* begin *
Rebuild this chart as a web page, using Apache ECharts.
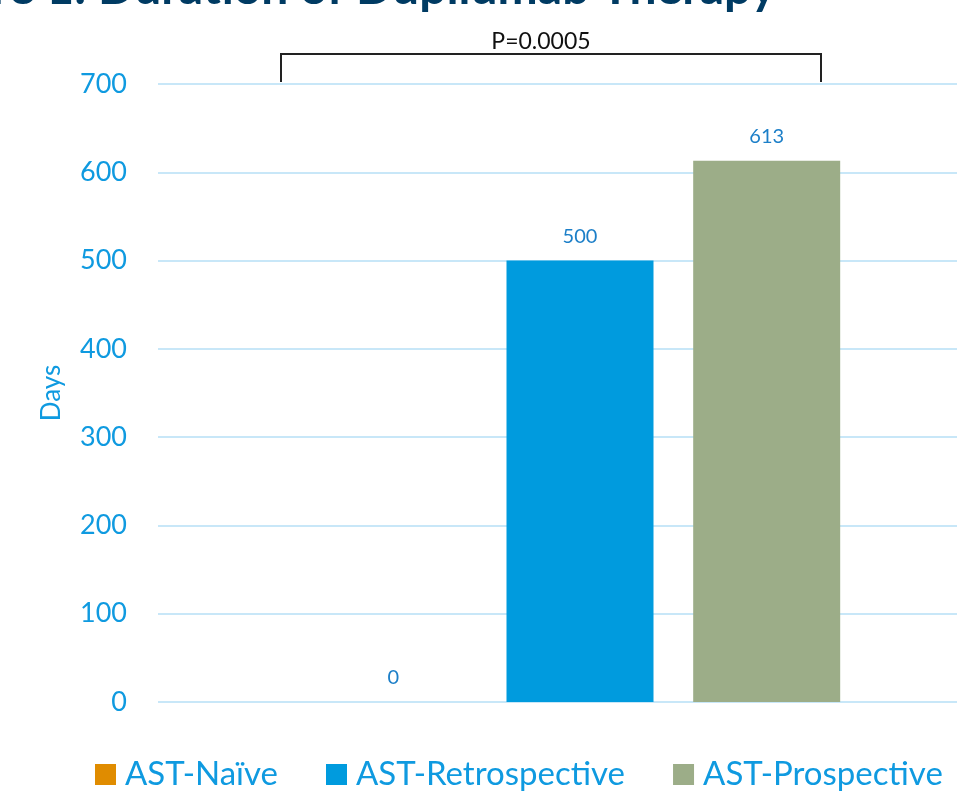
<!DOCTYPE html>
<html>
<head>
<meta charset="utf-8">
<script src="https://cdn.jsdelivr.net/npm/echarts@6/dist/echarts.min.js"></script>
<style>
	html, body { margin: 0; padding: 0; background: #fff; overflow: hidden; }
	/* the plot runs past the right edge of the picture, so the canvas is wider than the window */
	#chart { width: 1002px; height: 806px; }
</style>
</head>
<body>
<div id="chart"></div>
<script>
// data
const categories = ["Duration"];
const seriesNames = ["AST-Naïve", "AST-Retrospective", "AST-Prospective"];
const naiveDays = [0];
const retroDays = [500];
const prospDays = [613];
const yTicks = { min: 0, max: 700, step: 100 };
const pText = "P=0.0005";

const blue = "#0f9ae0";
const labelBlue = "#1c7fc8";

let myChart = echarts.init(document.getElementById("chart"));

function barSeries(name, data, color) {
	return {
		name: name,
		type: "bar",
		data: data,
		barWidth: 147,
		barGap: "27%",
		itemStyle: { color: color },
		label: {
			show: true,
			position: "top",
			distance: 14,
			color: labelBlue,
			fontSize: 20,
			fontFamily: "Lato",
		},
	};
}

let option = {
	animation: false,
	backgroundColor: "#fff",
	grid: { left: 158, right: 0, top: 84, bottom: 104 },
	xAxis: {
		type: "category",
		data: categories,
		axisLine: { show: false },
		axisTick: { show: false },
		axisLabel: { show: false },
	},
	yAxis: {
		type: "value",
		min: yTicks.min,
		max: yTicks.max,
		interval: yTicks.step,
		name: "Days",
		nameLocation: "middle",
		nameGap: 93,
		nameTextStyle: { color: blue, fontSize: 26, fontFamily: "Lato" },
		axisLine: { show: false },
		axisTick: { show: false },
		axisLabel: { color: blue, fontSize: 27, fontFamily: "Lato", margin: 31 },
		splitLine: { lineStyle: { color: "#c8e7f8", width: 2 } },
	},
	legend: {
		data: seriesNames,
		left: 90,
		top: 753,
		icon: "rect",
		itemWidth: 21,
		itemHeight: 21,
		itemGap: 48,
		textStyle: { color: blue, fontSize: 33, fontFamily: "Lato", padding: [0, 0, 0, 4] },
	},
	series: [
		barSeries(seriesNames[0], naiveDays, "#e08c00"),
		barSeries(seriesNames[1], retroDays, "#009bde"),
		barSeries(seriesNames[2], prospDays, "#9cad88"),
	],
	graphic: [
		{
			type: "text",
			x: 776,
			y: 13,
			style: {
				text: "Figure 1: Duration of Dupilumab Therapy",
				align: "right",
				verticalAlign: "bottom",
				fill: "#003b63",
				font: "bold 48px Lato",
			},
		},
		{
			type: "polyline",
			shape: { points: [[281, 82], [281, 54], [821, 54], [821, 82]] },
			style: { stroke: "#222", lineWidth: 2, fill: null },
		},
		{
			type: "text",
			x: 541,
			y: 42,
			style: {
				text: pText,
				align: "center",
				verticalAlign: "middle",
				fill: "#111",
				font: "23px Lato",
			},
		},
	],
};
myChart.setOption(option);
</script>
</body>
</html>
* end *
• [Given request] Copy each line above precisely, dropping the pictures.

• [Final answer]
Rebuild this chart as a web page, using Apache ECharts.
<!DOCTYPE html>
<html>
<head>
<meta charset="utf-8">
<script src="https://cdn.jsdelivr.net/npm/echarts@6/dist/echarts.min.js"></script>
<style>
	html, body { margin: 0; padding: 0; background: #fff; overflow: hidden; }
	/* the plot runs past the right edge of the picture, so the canvas is wider than the window */
	#chart { width: 1002px; height: 806px; }
</style>
</head>
<body>
<div id="chart"></div>
<script>
// data
const categories = ["Duration"];
const seriesNames = ["AST-Naïve", "AST-Retrospective", "AST-Prospective"];
const naiveDays = [0];
const retroDays = [500];
const prospDays = [613];
const yTicks = { min: 0, max: 700, step: 100 };
const pText = "P=0.0005";

const blue = "#0f9ae0";
const labelBlue = "#1c7fc8";

let myChart = echarts.init(document.getElementById("chart"));

function barSeries(name, data, color) {
	return {
		name: name,
		type: "bar",
		data: data,
		barWidth: 147,
		barGap: "27%",
		itemStyle: { color: color },
		label: {
			show: true,
			position: "top",
			distance: 14,
			color: labelBlue,
			fontSize: 20,
			fontFamily: "Lato",
		},
	};
}

let option = {
	animation: false,
	backgroundColor: "#fff",
	grid: { left: 158, right: 0, top: 84, bottom: 104 },
	xAxis: {
		type: "category",
		data: categories,
		axisLine: { show: false },
		axisTick: { show: false },
		axisLabel: { show: false },
	},
	yAxis: {
		type: "value",
		min: yTicks.min,
		max: yTicks.max,
		interval: yTicks.step,
		name: "Days",
		nameLocation: "middle",
		nameGap: 93,
		nameTextStyle: { color: blue, fontSize: 26, fontFamily: "Lato" },
		axisLine: { show: false },
		axisTick: { show: false },
		axisLabel: { color: blue, fontSize: 27, fontFamily: "Lato", margin: 31 },
		splitLine: { lineStyle: { color: "#c8e7f8", width: 2 } },
	},
	legend: {
		data: seriesNames,
		left: 90,
		top: 753,
		icon: "rect",
		itemWidth: 21,
		itemHeight: 21,
		itemGap: 48,
		textStyle: { color: blue, fontSize: 33, fontFamily: "Lato", padding: [0, 0, 0, 4] },
	},
	series: [
		barSeries(seriesNames[0], naiveDays, "#e08c00"),
		barSeries(seriesNames[1], retroDays, "#009bde"),
		barSeries(seriesNames[2], prospDays, "#9cad88"),
	],
	graphic: [
		{
			type: "text",
			x: 776,
			y: 13,
			style: {
				text: "Figure 1: Duration of Dupilumab Therapy",
				align: "right",
				verticalAlign: "bottom",
				fill: "#003b63",
				font: "bold 48px Lato",
			},
		},
		{
			type: "polyline",
			shape: { points: [[281, 82], [281, 54], [821, 54], [821, 82]] },
			style: { stroke: "#222", lineWidth: 2, fill: null },
		},
		{
			type: "text",
			x: 541,
			y: 42,
			style: {
				text: pText,
				align: "center",
				verticalAlign: "middle",
				fill: "#111",
				font: "23px Lato",
			},
		},
	],
};
myChart.setOption(option);
</script>
</body>
</html>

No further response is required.